File Target#

A target for writing files into a shared file system like HDFS or S3. In most cases you should prefer using a File Relation together with a Relation Target instead of using a file target.

Example:#

targets:
  csv_export:
    kind: file
    mapping: some_mapping
    format: "csv"
    location: "${export_dir}"
    mode: overwrite
    parallelism: 32
    rebalance: true
    options:
      delimiter: ","
      quote: "\""
      escape: "\\"
      header: "true"
      compression: "gzip"

Fields#

kind (mandatory) (type: string): file
description (optional) (type: string): Optional descriptive text of the build target
mapping (optional) (type: string): Specifies the name of the input mapping to be written
mode (optional) (type: string) (default=overwrite): Specifies the behavior when data or table or partition already exists. Options include:
- overwrite: overwrite the existing data.
- append: append the data.
- ignore: ignore the operation (i.e. no-op).
- error or errorifexists: throw an exception at runtime . The default value is controlled by the Flowman config variable floman.default.target.outputMode.
partition (optional) (type: map:string) (default=empty):
parallelism (optional) (type: integer) (default=16): This specifies the parallelism to be used when writing data. The parallelism equals the number of files being generated in HDFS output and also equals the maximum number of threads that are used in total in all Spark executors to produce the output. If parallelism is set to zero or to a negative number, Flowman will not coalesce any partitions and generate as many files as Spark partitions.
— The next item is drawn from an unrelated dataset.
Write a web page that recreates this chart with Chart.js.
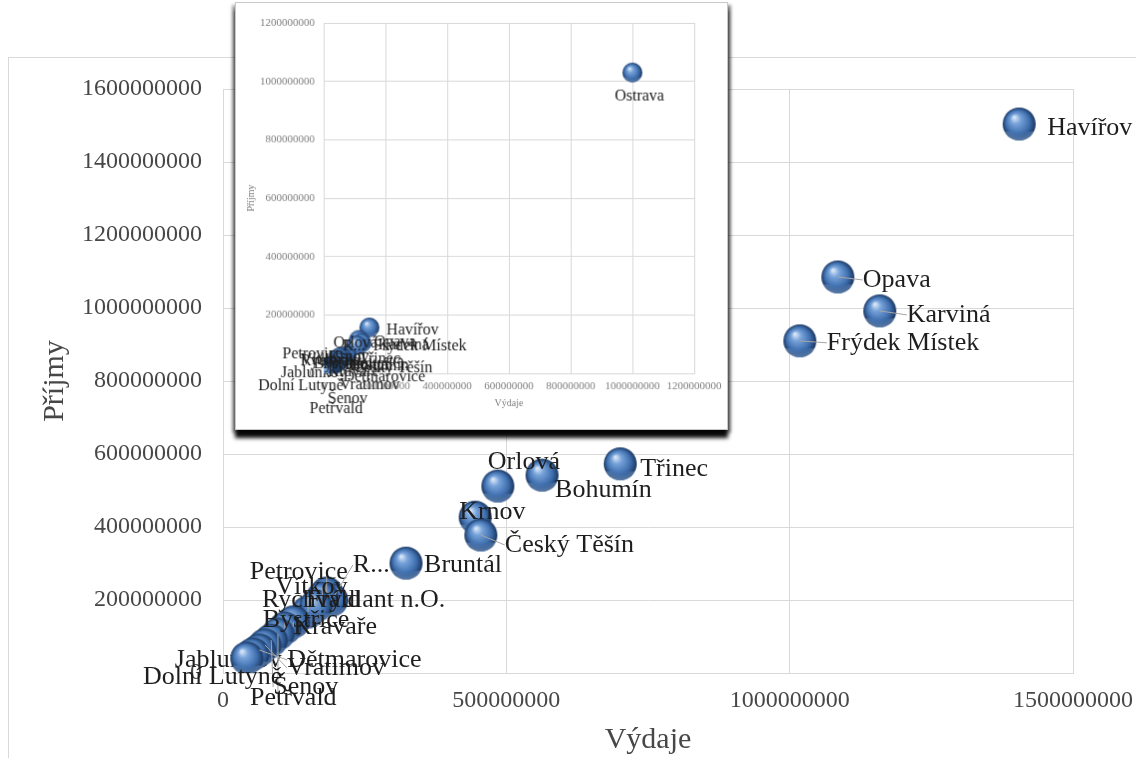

The default value is controlled by the Flowman config variable floman.default.target.parallelism.
rebalance (optional) (type: boolean) (default=false): Enables rebalancing the size of all partitions by introducing an additional internal shuffle operation. Each partition and output file will contain approximately the same number of records. The default value is controlled by the Flowman config variable floman.default.target.rebalance.

Supported Phases#

CREATE - creates the target directory
BUILD - build the target files containing records
VERIFY - verifies that the target file exists
TRUNCATE - removes the target file, but keeps the directory
DESTROY - recursively removes the target directory and all files inside

Provided Metrics#

The relation target also provides some metric containing the number of records written:

Metric target_records with the following set of attributes
- name - The name of the target
- category - Always set to target
- kind - Always set to file
- namespace - Name of the namespace (typically default)
- project - Name of the project
- version - Version of the project

See Execution Metrics for more information how to use these metrics.